I’m angry. But for years, I buried it.
You must be the change that you wish to see in this world.
attributed to Gandhi but he didn’t actually say it…
Whenever I witnessed injustice or some other blood-boiling incident, I took “alt-Gandhi’s” directive to heart. I was the change. Or so I thought.
My weapons were love, compassion, and integrity.
And silence. You know, because I chose to live by example…I was being the change.
Yoga and Alanon taught me to accept what is with serenity, and the “Law of Attraction” (don’t get me started…) taught me to focus on only having positive feelings. To be angry meant to keep my vibration low, which would result in me attracting more things that would make me angry.
Plus, anger is a mask for fear. And living from a place of fear is no way to live. So for years, I meditated on compassion and forgiveness and love (I still do).
I believed with all of my heart that I wasn’t angry. Except that I was. And I am.
I’m angry that black and brown and indigenous peoples are murdered with impunity. I’m angry that women (#metoo) are both raped and silenced while sexual predators are treated like victims. I’m angry that much of our culture is hostile to giving starving Americans money to buy food but supports the same trickle down bullshit that primarily benefits the uber-rich. I’m angry that we refuse to save Mother Earth from ourselves.
It turns out that I’m angry about a lot of things – far too many to blog about.
When I finally realized that I was angry, I felt like a spiritual failure.
After all, my entire identity was wrapped around the idea that I operated from a place of compassion and love. And, I had no idea how to navigate the coexistence of anger with these higher expressions of consciousness.
But perhaps I misunderstood alt-Gandhi’s directive*.
He wasn’t silent. He just operated from a place of love.
Ghandi understood anger. He used it to fuel his mission. And yet he still loved. Deeply.
But – and this is key – he didn’t alienate. And, if he were still with us, he wouldn’t be slinging mud or engaging in name-calling. Neither would the other great visionaries – like MLK and Jesus – who were incredibly effective in inspiring the masses to live from a place of love while, at the same time, not tolerating bullshit.
As for spiritual white women sending “love and light”…
Being all “love and light” doesn’t mean turning a blind eye under the guise of working on ourselves. Yes, we must do that inner work, as we’re far more likely to inspire others to change if we radiate love rather than condemn hate. But we mustn’t stop there.

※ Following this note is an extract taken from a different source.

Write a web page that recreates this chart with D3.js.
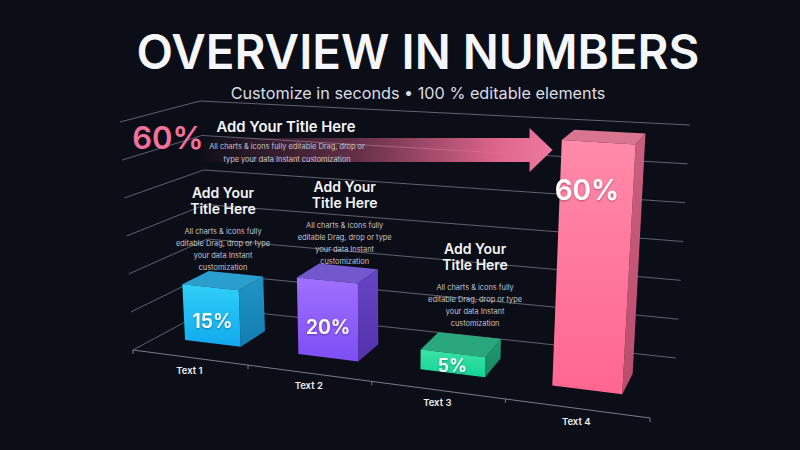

Privileged spiritual white women like me have a pulpit, unfair as it may be, and Love calls on us to use it for the betterment of others even as we actively seek to dismantle it.
I’m still trying to understand what this means for me and how I conduct myself in the world.
I’d love to hear your thoughts, but please keep them respectful (they will be moderated).
*for the record, what Gandhi did say was this:
We but mirror the world. All the tendencies present in the outer world are to be found in the world of our body. If we could change ourselves, the tendencies in the world would also change. As a man changes his own nature, so does the attitude of the world change towards him. This is the divine mystery supreme. A wonderful thing it is and the source of our happiness. We need not wait to see what others do.